Energy management for smart residential homes: A real-time fuzzy logic approach
Hafiz Muhammad Usman, Ramadan El‐Shatshat, Ayman El‐Hag
Abstract
Energy management within smart residential homes is a long-standing challenge that involves effective scheduling of electric vehicle charging and discharging while utilizing available photovoltaic resources and efficiently drawing power from the electric grid to meet household energy demands. In this work, we propose a fuzzy logic-based real-time energy management control system from the perspective of an electric utility to achieve these objectives while simultaneously minimizing electricity costs for both the utility and customers, promoting reliable power grid operation, and mitigating distribution transformer overloading.

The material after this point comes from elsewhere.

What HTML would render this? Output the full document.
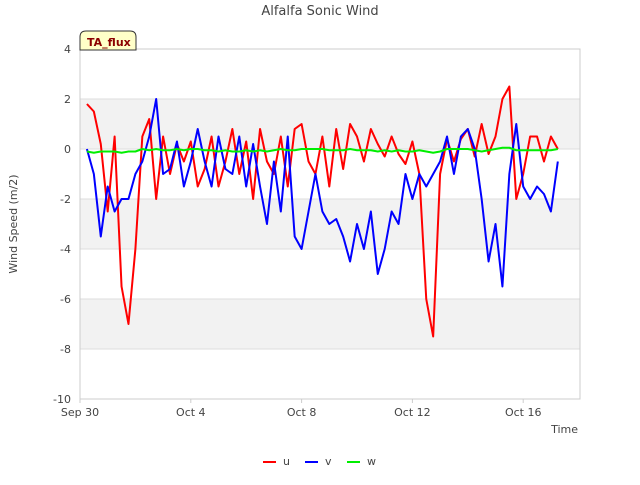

The efficacy of the proposed energy management controller is evaluated on a secondary distribution system, and delivered results in computational time of just 52 ms. Further investigation is conducted on a large-scale power distribution test feeder, comprising diverse secondary distribution groups. The findings indicate that the proposed approach offers significant benefits to all stakeholders. • Addressed smart homes’ energy management challenges. • Proposed a fuzzy logic-based real-time control system. • System minimizes electricity costs and ensures grid reliability. • Reduces risks of transformer overloading. • Efficient: 52 ms computational time on secondary distribution.